O caso em análise mostra uma outra das indesejáveis consequências da referida concepção restrita de terceiros para efeitos de registo: segundo esta, a penhora do exequente sobre o usufruto não pode ser oposta ao executado renunciante (!), porque o exequente e o executado não são, entre si, adquirentes de um autor comum. Logo, no caso sub iudice, o que se imporia extrair do regime legal teria sido a conclusão de que a renúncia ao usufruto não registada seria oponível ao exequente penhorante (!).

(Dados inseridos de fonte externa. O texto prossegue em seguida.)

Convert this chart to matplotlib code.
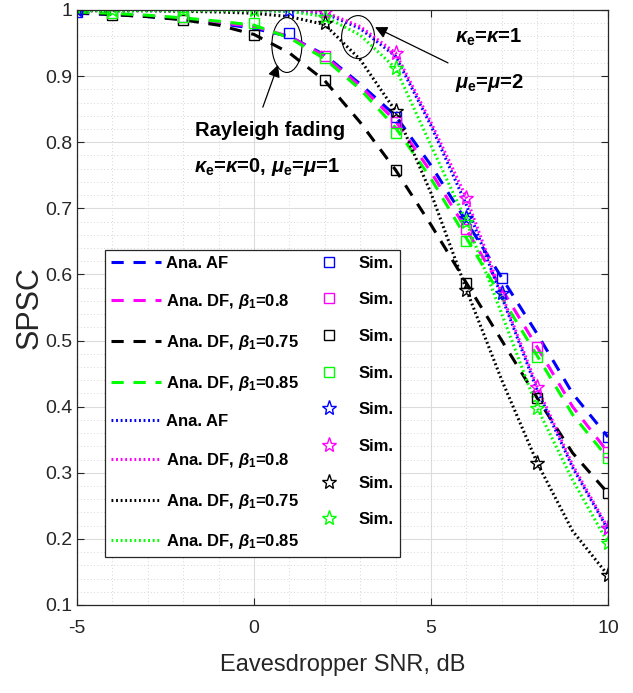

c) Já acima se chamou a atenção para uma das incongruências sistemáticas do disposto no art. 5.º, n.º 4, CRegP. Cabe agora fazê-lo sobre uma outra incoerência: o art. 784.º CPC só admite a oposição à penhora pelo executado quanto a bens pertencentes a esta parte; este regime é, em teoria, completamente compreensível: se -- como se esperaria que acontecesse -- a penhora é oponível ao executado, então compreende-se que esta parte só possa opor-se à penhora quanto a bens registados em seu nome; em contrapartida, cabe a terceiros a oposição à penhora (através de embargos ou da acção de reivindicação) quanto a bens que, por se se encontrarem registados em seu nome, foram indevidamente penhorados.
Só que o regime consagrado no art. 5.º, n.º 4, CRegP "baralha" esta coerência. Ao admitir-se que a penhora não seja oponível ao executado (!), cria-se a possibilidade de esta parte alegar um direito (ou a inexistência de um direito) que não consta do registo. Se esta possibilidade decorre do regime substantivo (neste caso, do regime do registo), então tem de haver um meio processual para que o executado possa exercer essa possibilidade.
Nesta base, não se pode acompanhar a orientação da RP de que a oposição à penhora regulada no art. 784.º CPC não é o meio adequado para os executados invocarem a renúncia ao usufruto.
d) Atento o acima referido, pode perguntar-se: os resultados processuais que decorrem do estabelecido no art. 5.º, n.º 4, CRegP são razoáveis? A resposta só pode ser: não!, são totalmente absurdos.
Enfim, cabe perguntar: para quando o abandono da concepção restrita de terceiros para efeitos de registo e a revogação do incompreensível art. 5.º, n.º 4, CRegP?
Num outro plano, cabe ainda questionar: é aceitável que, na era da informação e da Internet, os interessados numa execução (credor exequente, devedor executado e credores reclamantes) possam ser surpreendidos com a invocação de um direito não registado e que não tinham nem a possibilidade, nem a obrigação de conhecer?